- _Set task_: Copy every line of the listing that holds the string "React".

- _Data lines_:
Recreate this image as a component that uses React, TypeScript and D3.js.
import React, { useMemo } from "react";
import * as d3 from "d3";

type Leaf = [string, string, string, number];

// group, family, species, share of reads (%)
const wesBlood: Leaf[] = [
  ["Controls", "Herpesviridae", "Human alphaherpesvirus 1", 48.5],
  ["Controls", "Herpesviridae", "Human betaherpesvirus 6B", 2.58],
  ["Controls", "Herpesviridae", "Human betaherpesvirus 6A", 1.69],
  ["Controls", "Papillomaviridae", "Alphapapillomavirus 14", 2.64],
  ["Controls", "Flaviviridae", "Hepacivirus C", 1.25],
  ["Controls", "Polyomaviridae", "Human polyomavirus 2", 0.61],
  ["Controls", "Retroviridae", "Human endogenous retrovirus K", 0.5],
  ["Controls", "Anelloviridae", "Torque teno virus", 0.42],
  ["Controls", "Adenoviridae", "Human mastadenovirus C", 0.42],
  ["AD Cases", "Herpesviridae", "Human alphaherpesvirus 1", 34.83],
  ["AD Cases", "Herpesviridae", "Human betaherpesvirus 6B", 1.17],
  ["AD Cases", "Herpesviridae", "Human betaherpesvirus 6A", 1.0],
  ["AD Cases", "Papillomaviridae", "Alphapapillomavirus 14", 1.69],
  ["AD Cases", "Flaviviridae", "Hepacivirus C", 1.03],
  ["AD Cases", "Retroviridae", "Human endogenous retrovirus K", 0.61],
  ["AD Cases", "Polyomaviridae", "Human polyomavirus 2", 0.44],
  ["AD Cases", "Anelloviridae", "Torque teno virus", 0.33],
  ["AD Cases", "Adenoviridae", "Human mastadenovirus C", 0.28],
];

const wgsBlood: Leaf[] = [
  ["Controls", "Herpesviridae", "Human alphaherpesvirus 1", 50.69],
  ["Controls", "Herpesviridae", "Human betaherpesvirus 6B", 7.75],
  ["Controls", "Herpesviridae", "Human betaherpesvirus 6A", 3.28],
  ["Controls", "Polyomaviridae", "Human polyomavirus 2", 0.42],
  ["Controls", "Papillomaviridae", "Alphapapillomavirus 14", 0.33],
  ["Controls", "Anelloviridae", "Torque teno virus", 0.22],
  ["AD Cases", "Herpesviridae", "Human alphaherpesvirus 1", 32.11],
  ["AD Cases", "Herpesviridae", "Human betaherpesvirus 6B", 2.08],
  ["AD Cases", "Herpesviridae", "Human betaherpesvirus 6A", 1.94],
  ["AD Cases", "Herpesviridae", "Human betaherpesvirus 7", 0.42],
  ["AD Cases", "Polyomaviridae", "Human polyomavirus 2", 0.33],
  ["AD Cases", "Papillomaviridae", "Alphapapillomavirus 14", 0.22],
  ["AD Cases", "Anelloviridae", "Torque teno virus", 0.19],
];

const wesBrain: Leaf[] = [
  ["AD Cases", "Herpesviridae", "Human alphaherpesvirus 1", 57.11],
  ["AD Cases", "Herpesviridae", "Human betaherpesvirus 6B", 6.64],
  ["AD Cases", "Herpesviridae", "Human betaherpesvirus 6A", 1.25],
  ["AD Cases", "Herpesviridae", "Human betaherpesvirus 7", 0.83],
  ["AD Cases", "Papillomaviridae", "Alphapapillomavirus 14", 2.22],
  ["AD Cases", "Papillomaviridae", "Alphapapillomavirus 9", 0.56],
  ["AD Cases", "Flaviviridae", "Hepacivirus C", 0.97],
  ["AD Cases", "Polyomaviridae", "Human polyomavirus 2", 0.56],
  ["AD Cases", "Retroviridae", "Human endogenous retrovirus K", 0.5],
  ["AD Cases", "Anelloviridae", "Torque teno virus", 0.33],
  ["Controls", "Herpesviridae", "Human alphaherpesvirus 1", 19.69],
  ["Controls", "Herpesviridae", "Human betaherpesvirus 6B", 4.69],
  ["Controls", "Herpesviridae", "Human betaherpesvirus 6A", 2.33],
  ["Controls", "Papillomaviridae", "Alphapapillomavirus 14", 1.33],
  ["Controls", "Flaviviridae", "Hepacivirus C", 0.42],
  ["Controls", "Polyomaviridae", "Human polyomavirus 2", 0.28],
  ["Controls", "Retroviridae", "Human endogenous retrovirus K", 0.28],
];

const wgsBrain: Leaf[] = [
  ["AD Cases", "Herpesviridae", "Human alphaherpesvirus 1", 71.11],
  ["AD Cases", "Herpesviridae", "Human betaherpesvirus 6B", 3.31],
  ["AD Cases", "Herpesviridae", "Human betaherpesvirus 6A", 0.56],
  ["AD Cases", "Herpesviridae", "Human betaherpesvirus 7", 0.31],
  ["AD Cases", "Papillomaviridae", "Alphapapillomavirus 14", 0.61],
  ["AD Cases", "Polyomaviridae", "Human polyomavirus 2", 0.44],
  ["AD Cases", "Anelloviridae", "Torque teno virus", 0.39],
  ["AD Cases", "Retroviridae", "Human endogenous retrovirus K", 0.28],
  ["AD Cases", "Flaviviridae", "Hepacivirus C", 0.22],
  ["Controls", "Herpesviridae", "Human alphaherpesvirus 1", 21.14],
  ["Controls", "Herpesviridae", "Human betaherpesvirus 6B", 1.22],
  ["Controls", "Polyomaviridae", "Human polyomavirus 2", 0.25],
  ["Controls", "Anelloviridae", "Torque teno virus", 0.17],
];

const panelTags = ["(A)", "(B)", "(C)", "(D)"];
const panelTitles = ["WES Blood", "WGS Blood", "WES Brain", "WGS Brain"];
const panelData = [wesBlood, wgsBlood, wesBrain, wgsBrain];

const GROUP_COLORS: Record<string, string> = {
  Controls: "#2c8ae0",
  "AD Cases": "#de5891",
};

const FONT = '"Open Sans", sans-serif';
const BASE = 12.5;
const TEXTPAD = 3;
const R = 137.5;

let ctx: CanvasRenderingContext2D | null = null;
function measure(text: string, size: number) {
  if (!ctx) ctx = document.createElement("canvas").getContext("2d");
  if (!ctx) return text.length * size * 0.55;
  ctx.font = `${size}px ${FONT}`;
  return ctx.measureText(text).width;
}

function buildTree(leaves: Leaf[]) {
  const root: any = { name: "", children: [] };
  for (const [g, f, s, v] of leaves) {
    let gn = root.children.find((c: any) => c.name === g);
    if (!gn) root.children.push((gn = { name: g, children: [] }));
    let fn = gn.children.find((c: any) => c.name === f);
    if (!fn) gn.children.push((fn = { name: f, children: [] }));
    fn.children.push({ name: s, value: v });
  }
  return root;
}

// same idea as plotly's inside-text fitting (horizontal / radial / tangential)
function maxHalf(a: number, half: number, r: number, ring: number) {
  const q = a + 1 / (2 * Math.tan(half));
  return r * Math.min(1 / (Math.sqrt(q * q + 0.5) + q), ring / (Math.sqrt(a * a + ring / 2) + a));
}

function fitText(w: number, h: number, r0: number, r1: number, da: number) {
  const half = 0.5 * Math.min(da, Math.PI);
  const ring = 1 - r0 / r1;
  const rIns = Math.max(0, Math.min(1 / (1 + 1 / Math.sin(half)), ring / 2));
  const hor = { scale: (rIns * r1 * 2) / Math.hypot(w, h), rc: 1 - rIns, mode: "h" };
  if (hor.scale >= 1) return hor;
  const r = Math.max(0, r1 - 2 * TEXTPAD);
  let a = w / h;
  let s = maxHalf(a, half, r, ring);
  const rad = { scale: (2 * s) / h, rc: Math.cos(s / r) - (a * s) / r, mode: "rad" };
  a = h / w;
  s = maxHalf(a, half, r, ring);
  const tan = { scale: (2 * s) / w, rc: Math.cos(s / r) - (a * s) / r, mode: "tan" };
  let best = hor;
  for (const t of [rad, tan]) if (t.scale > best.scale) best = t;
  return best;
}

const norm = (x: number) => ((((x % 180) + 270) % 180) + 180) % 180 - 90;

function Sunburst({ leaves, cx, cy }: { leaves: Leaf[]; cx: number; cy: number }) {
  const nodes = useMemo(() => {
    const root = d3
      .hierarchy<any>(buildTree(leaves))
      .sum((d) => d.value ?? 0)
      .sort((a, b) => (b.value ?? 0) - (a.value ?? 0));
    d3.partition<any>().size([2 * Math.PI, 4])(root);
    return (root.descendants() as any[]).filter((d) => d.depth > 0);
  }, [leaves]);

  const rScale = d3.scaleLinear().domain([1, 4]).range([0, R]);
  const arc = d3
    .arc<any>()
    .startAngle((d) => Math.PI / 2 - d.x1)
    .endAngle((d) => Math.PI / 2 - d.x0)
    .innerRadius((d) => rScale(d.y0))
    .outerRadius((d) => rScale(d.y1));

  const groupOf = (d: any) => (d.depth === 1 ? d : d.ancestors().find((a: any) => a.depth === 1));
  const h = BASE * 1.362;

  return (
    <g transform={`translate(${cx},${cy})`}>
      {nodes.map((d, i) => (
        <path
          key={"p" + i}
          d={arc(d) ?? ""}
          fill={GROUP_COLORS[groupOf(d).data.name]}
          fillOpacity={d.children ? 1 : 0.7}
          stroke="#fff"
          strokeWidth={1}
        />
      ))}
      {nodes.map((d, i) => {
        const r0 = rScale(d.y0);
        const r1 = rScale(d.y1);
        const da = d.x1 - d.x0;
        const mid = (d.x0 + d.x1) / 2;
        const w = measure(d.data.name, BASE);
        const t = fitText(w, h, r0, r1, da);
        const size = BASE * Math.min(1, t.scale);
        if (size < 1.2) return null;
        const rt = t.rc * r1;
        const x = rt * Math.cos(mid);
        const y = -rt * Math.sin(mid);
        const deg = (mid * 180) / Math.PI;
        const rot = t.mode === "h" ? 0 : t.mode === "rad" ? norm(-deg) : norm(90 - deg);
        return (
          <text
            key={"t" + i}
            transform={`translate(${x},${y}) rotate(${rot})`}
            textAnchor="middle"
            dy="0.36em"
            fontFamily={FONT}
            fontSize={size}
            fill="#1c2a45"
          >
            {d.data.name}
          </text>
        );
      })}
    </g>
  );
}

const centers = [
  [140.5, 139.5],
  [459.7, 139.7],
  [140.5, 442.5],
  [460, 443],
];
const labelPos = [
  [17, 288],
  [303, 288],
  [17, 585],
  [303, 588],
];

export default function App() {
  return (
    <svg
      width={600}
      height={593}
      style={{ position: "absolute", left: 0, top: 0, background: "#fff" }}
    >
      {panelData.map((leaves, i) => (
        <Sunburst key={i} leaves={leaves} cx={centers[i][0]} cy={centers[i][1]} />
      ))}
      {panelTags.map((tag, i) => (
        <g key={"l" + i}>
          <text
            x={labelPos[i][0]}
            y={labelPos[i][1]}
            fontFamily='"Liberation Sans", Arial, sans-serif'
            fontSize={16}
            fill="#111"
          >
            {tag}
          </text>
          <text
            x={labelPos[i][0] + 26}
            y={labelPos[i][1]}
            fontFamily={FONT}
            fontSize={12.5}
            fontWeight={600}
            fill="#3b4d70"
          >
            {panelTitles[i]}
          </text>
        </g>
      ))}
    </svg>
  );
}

- _The answer_:
Recreate this image as a component that uses React, TypeScript and D3.js.
import React, { useMemo } from "react";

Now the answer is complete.